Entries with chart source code
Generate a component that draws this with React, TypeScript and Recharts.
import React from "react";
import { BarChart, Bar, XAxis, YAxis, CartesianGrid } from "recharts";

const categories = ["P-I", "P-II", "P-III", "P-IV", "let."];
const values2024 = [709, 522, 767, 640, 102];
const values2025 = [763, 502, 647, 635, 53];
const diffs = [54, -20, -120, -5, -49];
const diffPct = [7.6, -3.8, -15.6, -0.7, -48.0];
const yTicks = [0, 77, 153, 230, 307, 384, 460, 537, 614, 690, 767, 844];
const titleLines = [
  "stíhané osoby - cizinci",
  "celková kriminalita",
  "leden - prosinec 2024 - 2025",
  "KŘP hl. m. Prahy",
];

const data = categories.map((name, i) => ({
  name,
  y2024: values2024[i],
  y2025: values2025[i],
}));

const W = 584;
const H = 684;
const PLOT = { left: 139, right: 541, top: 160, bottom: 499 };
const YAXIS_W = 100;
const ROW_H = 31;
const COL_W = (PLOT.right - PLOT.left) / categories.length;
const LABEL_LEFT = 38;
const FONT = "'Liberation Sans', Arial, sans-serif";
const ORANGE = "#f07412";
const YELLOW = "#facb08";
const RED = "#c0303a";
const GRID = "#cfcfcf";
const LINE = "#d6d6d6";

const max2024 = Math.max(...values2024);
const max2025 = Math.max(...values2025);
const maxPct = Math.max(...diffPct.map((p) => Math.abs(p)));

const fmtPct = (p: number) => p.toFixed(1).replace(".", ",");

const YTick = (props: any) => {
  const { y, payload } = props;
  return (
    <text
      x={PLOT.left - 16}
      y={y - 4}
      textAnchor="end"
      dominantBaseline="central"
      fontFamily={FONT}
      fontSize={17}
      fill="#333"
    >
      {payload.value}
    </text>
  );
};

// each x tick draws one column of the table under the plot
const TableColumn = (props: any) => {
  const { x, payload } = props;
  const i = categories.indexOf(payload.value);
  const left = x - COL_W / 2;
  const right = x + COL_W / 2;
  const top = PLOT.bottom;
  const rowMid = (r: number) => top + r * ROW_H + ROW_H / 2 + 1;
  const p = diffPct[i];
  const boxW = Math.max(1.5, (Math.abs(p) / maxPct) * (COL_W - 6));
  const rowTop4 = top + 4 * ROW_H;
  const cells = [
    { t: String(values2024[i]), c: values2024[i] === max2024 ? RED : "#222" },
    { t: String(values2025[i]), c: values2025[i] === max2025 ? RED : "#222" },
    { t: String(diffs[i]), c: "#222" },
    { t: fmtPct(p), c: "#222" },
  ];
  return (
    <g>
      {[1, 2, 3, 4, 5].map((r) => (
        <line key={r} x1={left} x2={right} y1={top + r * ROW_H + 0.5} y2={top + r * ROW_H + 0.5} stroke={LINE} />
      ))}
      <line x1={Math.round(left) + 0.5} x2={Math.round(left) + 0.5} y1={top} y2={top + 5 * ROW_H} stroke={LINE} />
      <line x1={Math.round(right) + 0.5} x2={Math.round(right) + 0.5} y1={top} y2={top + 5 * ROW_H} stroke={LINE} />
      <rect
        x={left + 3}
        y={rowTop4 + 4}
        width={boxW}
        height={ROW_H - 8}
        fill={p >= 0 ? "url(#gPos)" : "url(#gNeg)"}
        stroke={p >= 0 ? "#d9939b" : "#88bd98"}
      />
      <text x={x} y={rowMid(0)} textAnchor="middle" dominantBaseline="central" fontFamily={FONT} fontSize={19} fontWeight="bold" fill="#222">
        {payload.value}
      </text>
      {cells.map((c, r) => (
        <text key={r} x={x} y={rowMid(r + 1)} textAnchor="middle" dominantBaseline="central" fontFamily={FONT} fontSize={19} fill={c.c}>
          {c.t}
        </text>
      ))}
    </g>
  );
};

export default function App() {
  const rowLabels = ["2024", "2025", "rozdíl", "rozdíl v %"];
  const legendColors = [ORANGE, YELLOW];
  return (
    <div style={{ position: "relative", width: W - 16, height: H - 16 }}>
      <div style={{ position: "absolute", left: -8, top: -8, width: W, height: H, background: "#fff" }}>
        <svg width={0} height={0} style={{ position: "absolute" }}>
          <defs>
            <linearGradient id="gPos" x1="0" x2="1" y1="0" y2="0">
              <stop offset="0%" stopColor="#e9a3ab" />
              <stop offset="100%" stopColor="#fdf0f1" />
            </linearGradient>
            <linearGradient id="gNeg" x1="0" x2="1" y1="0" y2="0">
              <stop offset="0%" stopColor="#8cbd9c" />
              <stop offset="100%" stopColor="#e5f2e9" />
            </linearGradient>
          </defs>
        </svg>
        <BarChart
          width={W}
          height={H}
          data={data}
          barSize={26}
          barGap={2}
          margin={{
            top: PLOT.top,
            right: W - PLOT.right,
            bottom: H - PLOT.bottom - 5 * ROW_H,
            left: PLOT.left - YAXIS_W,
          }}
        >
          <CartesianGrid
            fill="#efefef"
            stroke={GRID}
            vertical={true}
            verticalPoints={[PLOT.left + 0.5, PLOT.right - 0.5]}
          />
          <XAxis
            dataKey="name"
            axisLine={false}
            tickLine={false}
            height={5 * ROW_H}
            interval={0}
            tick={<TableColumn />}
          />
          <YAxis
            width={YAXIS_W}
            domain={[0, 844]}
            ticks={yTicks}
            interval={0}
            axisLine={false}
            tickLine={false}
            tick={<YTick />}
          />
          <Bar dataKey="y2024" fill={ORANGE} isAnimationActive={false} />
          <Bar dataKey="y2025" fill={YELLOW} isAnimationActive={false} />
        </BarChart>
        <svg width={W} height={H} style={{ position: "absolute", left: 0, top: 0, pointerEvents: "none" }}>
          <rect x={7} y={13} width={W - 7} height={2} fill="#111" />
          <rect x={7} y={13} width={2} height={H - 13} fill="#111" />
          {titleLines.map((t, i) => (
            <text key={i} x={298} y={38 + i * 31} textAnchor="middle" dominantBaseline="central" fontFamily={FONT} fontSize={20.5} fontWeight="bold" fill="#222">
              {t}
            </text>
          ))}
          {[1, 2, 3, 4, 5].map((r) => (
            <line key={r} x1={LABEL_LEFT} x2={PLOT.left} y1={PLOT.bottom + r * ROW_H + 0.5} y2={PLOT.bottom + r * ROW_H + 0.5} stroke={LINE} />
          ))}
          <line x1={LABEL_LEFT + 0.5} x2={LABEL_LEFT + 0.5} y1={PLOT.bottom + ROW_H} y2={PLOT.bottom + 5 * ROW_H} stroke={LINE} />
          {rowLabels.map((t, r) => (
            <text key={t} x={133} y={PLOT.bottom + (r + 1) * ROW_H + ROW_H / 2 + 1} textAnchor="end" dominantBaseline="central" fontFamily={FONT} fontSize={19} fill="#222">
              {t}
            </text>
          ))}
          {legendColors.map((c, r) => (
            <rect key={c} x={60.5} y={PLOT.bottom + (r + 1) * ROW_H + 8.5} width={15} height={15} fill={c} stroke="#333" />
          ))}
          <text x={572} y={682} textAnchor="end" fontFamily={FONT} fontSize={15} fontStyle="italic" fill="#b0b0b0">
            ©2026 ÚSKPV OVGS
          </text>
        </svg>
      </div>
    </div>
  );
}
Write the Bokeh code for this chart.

* Written problem *
Of the lines in the data, how many contain the word "React"? Provide the number and nothing further.

* Worked solution *
2